Task details
Copy the material below verbatim from the line with "Write a LaTeX" to the line with "(c3) at (639,429)", both lines included, omitting pictures and every line outside that range.

++++

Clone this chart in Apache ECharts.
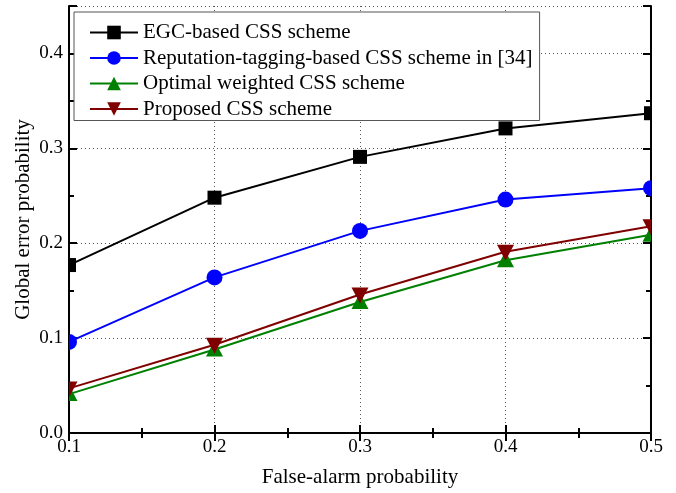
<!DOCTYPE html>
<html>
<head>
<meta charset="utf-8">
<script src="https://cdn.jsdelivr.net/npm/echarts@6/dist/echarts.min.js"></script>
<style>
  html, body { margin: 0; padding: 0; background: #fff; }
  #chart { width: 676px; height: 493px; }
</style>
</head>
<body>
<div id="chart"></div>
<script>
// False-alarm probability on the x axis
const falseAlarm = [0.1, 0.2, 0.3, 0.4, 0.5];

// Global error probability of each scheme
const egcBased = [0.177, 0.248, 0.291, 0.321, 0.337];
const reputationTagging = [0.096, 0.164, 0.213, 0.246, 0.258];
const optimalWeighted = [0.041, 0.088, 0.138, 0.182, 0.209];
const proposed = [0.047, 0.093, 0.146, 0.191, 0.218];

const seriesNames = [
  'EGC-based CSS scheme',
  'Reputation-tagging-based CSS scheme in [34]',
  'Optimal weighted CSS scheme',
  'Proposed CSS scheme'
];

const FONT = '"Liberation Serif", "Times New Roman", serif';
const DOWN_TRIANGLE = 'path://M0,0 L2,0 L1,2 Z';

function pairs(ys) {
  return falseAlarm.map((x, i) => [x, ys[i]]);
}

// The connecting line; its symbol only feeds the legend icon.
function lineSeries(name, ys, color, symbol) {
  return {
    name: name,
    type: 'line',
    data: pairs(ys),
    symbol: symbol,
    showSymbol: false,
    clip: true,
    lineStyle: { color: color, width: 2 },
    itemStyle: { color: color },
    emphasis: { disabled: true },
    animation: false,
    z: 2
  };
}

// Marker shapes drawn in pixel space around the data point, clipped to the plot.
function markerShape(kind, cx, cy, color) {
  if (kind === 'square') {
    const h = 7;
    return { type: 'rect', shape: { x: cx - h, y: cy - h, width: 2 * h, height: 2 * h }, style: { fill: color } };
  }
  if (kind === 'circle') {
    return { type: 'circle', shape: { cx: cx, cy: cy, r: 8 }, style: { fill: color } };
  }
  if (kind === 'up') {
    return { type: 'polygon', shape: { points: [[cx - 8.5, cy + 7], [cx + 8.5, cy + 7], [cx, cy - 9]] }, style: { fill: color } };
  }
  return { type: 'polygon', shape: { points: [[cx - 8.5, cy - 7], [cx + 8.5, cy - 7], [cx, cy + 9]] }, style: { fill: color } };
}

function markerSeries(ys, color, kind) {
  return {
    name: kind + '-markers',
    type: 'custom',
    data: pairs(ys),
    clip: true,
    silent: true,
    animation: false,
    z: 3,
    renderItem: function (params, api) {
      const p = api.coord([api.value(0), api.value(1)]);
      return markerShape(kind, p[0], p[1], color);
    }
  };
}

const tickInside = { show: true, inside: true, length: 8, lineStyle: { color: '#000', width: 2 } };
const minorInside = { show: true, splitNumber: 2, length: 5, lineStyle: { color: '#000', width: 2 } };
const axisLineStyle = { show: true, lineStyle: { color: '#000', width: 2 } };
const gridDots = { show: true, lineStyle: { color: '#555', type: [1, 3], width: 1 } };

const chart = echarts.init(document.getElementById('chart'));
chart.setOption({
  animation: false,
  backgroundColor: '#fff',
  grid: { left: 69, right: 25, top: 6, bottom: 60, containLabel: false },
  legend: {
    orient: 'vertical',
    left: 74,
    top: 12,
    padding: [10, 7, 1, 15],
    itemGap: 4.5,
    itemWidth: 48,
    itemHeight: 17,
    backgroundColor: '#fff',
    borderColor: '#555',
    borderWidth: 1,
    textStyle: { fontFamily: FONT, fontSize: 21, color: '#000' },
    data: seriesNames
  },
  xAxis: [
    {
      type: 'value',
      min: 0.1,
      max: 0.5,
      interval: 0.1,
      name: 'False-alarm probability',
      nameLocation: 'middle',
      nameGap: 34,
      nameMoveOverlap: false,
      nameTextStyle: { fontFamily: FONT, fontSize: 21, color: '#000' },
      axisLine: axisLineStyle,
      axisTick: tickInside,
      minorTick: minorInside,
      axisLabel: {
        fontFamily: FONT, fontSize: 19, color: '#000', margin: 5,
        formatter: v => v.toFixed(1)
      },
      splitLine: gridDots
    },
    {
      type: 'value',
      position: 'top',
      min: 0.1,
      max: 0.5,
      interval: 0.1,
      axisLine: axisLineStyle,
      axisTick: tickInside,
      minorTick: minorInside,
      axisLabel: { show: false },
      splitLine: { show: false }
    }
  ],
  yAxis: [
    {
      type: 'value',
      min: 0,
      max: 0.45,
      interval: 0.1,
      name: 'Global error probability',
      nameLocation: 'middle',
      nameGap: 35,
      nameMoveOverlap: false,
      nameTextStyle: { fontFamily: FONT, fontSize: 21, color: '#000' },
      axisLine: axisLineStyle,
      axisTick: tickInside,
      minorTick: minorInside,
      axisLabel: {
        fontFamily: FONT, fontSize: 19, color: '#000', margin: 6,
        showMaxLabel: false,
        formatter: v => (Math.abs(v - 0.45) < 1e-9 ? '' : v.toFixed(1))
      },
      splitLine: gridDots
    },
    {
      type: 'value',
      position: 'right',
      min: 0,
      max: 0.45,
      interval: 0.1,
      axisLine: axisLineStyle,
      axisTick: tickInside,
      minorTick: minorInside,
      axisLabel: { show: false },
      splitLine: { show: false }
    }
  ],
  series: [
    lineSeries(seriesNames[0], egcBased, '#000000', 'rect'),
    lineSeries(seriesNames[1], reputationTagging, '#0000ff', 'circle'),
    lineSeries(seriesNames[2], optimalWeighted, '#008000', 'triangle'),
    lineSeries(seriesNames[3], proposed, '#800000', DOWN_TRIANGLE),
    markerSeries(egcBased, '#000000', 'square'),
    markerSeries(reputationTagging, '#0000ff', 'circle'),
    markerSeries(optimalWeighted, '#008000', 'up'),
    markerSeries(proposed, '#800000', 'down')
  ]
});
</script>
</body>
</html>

++++

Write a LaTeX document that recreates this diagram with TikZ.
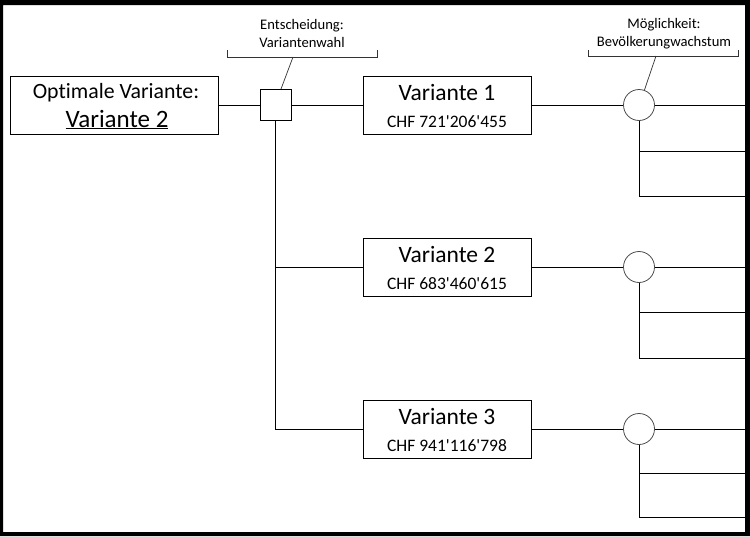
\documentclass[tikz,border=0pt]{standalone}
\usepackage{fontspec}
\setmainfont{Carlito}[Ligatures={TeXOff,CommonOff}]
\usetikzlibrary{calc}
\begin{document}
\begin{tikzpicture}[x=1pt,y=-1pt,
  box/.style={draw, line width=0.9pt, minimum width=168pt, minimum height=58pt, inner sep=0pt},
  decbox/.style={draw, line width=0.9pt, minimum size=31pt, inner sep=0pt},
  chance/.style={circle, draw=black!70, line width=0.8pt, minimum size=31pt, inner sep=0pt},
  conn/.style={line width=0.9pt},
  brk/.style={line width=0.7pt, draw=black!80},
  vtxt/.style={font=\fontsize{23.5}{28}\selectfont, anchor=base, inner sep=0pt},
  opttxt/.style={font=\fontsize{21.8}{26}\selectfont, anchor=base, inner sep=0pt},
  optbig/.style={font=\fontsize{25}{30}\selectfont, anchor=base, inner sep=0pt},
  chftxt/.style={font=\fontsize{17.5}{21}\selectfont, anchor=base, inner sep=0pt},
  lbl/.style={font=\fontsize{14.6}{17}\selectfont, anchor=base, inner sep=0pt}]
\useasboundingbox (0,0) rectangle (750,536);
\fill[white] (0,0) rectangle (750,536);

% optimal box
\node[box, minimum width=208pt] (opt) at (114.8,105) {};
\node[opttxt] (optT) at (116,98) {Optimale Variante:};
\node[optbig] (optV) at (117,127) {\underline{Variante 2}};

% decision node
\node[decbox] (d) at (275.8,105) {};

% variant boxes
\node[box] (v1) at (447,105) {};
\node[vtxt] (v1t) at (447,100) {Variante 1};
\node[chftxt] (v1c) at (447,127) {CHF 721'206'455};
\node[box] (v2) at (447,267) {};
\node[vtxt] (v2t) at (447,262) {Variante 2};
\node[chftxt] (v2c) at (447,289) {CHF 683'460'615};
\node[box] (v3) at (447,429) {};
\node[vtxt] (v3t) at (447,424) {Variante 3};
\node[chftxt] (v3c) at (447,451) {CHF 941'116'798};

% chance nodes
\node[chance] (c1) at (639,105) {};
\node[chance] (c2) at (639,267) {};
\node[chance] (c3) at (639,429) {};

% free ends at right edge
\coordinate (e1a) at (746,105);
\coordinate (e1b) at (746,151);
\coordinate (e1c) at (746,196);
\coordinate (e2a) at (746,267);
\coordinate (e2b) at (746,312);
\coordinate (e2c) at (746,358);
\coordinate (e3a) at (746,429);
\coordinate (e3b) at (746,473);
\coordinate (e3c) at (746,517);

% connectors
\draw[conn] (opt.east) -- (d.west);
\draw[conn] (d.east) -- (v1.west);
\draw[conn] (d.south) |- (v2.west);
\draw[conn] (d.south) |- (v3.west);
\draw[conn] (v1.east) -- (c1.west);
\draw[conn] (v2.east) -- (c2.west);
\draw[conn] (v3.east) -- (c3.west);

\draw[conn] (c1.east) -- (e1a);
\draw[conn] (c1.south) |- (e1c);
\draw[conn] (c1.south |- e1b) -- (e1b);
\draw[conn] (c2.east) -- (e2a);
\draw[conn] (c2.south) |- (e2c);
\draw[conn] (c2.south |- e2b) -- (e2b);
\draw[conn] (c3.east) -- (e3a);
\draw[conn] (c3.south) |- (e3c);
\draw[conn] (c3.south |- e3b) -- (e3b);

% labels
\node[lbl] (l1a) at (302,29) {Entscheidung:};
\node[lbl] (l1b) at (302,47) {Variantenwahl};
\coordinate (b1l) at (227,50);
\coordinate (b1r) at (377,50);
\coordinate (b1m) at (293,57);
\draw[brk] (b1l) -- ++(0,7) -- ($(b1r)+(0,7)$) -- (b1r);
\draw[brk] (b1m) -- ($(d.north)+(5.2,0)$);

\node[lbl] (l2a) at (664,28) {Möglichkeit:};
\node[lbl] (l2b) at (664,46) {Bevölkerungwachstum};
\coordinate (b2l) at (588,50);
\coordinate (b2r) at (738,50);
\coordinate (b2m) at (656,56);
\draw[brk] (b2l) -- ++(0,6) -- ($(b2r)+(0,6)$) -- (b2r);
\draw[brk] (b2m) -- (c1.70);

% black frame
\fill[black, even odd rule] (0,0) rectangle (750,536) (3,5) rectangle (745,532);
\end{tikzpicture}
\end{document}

++++

Response to the task
Write a LaTeX document that recreates this diagram with TikZ.
\documentclass[tikz,border=0pt]{standalone}
\usepackage{fontspec}
\setmainfont{Carlito}[Ligatures={TeXOff,CommonOff}]
\usetikzlibrary{calc}
\begin{document}
\begin{tikzpicture}[x=1pt,y=-1pt,
  box/.style={draw, line width=0.9pt, minimum width=168pt, minimum height=58pt, inner sep=0pt},
  decbox/.style={draw, line width=0.9pt, minimum size=31pt, inner sep=0pt},
  chance/.style={circle, draw=black!70, line width=0.8pt, minimum size=31pt, inner sep=0pt},
  conn/.style={line width=0.9pt},
  brk/.style={line width=0.7pt, draw=black!80},
  vtxt/.style={font=\fontsize{23.5}{28}\selectfont, anchor=base, inner sep=0pt},
  opttxt/.style={font=\fontsize{21.8}{26}\selectfont, anchor=base, inner sep=0pt},
  optbig/.style={font=\fontsize{25}{30}\selectfont, anchor=base, inner sep=0pt},
  chftxt/.style={font=\fontsize{17.5}{21}\selectfont, anchor=base, inner sep=0pt},
  lbl/.style={font=\fontsize{14.6}{17}\selectfont, anchor=base, inner sep=0pt}]
\useasboundingbox (0,0) rectangle (750,536);
\fill[white] (0,0) rectangle (750,536);

% optimal box
\node[box, minimum width=208pt] (opt) at (114.8,105) {};
\node[opttxt] (optT) at (116,98) {Optimale Variante:};
\node[optbig] (optV) at (117,127) {\underline{Variante 2}};

% decision node
\node[decbox] (d) at (275.8,105) {};

% variant boxes
\node[box] (v1) at (447,105) {};
\node[vtxt] (v1t) at (447,100) {Variante 1};
\node[chftxt] (v1c) at (447,127) {CHF 721'206'455};
\node[box] (v2) at (447,267) {};
\node[vtxt] (v2t) at (447,262) {Variante 2};
\node[chftxt] (v2c) at (447,289) {CHF 683'460'615};
\node[box] (v3) at (447,429) {};
\node[vtxt] (v3t) at (447,424) {Variante 3};
\node[chftxt] (v3c) at (447,451) {CHF 941'116'798};

% chance nodes
\node[chance] (c1) at (639,105) {};
\node[chance] (c2) at (639,267) {};
\node[chance] (c3) at (639,429) {};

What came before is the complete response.